Code that draws figures
=-=-=

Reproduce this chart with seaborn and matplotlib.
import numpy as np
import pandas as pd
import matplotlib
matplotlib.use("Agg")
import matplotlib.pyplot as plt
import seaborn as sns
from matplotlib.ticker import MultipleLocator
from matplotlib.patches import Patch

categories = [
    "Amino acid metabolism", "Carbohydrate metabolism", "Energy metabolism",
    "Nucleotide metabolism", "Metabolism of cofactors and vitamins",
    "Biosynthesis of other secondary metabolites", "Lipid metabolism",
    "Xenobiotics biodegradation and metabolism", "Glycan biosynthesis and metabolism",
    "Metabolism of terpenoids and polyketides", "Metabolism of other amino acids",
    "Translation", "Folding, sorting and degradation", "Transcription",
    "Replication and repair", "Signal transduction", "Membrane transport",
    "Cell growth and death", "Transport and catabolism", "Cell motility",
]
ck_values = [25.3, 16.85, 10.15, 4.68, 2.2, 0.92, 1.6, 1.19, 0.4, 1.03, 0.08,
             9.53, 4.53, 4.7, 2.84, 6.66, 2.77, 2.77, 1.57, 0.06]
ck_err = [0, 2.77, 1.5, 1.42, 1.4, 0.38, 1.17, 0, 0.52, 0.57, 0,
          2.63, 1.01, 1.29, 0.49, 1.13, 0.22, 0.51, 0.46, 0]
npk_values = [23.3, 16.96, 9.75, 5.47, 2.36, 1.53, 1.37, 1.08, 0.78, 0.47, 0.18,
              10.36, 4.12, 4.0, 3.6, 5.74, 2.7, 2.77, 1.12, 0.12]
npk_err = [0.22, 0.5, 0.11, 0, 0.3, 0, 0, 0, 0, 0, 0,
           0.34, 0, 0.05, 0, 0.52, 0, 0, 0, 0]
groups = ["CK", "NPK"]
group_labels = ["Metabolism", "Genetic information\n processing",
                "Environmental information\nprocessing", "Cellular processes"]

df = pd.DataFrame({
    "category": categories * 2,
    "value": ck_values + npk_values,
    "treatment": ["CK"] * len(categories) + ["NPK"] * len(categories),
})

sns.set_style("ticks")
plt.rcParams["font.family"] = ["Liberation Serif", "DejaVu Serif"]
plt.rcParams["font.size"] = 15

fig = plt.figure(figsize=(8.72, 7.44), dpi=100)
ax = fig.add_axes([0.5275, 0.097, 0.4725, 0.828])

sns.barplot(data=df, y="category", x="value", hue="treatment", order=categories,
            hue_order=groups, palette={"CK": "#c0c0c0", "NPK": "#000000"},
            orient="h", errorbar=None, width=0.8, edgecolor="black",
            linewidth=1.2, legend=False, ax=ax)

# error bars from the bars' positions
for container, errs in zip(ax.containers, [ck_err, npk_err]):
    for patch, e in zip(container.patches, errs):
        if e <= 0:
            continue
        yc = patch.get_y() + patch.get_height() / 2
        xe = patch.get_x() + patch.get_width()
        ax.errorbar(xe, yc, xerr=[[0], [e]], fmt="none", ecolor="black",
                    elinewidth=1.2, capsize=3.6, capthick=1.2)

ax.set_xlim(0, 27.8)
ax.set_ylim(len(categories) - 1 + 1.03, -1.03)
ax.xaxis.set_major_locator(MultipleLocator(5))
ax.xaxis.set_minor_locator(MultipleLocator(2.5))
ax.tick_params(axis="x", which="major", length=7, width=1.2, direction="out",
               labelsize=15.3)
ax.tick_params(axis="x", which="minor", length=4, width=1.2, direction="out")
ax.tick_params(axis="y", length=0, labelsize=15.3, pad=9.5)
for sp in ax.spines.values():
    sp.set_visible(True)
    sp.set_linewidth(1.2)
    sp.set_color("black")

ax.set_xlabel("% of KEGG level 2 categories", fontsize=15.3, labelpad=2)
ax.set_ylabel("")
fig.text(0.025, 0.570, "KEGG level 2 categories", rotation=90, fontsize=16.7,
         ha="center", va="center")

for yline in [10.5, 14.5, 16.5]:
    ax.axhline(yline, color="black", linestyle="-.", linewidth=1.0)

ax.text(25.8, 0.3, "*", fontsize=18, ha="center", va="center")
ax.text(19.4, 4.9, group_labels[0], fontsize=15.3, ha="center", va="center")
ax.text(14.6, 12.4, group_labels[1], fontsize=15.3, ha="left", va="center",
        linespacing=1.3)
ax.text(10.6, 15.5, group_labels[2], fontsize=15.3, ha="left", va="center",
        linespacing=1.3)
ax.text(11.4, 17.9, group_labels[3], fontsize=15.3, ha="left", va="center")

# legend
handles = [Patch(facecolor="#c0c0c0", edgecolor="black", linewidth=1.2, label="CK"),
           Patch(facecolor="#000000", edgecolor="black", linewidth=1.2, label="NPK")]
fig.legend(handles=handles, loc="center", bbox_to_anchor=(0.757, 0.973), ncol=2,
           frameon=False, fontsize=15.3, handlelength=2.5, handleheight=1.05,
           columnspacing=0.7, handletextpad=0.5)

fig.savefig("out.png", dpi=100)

=-=-=

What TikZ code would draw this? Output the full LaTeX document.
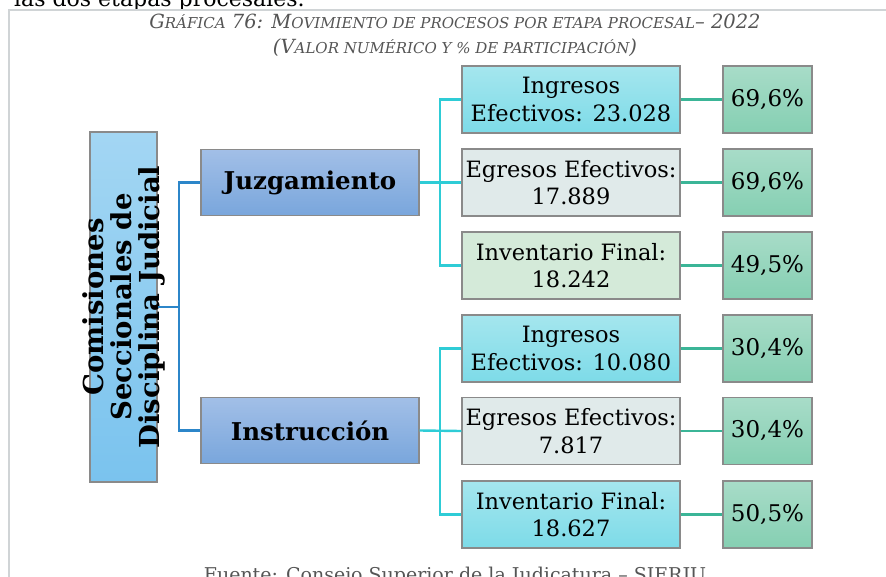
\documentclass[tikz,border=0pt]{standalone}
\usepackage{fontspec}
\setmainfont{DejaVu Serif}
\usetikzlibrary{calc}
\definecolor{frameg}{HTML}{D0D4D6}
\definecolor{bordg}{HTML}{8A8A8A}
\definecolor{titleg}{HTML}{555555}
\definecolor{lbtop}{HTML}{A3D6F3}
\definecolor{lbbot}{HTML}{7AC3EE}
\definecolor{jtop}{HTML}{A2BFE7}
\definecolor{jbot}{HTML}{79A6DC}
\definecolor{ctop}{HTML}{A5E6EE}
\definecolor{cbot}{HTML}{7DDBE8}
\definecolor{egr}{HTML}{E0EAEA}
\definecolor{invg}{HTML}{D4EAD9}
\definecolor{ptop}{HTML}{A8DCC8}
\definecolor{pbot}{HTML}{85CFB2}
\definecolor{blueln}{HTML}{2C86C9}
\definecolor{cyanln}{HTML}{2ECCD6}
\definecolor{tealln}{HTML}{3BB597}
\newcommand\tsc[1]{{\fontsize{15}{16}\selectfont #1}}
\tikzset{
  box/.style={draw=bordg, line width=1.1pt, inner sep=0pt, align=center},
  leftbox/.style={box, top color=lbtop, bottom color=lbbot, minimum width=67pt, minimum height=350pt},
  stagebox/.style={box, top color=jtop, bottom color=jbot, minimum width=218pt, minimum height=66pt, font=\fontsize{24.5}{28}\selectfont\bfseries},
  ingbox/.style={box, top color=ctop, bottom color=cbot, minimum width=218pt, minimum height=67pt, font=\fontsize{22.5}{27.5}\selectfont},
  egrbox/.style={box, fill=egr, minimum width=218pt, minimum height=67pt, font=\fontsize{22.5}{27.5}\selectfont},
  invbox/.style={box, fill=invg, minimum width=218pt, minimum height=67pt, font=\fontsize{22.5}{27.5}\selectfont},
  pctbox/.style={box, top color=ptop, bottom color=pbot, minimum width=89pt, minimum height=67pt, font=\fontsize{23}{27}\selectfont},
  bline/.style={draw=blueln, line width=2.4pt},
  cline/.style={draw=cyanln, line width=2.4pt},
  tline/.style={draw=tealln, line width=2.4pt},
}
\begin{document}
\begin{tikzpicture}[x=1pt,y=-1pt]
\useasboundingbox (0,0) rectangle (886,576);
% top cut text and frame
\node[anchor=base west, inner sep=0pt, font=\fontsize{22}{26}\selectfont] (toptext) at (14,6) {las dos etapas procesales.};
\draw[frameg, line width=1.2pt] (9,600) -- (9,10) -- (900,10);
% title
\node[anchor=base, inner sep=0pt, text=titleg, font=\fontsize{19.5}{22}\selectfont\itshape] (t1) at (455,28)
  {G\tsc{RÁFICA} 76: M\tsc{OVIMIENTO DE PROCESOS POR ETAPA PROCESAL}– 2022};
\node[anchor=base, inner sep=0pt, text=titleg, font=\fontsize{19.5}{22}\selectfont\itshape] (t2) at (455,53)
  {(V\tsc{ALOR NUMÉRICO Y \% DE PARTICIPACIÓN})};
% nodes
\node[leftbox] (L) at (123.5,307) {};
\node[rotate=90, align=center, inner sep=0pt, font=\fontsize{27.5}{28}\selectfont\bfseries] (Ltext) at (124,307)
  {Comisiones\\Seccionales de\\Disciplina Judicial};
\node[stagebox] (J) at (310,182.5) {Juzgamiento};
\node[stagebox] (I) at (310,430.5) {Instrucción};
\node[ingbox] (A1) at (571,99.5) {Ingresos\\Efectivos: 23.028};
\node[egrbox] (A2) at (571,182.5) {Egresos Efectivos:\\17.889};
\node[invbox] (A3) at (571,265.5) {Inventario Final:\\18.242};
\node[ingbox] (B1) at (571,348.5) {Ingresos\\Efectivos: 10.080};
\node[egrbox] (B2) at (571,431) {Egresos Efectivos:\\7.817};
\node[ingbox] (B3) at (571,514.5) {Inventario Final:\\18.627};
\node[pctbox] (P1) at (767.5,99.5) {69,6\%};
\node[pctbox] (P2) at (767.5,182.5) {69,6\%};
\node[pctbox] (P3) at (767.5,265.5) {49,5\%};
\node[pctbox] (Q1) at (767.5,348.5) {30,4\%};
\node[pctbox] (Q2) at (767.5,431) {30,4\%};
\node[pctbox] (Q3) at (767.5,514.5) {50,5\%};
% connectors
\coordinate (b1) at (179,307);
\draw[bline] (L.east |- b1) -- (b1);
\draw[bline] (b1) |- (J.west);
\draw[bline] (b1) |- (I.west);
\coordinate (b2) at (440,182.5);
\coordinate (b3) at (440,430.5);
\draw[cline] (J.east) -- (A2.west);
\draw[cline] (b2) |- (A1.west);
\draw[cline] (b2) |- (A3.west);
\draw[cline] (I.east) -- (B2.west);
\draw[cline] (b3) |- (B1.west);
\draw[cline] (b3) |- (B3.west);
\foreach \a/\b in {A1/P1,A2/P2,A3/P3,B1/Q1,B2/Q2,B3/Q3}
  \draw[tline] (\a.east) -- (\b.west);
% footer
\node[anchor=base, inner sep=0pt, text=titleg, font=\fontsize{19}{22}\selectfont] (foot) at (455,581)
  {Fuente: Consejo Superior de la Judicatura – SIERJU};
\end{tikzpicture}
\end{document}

=-=-=

[Exercise description]: Copy and report every line where the word "this" is present.

[Worked solution]:
Reproduce this chart with seaborn and matplotlib.
What TikZ code would draw this? Output the full LaTeX document.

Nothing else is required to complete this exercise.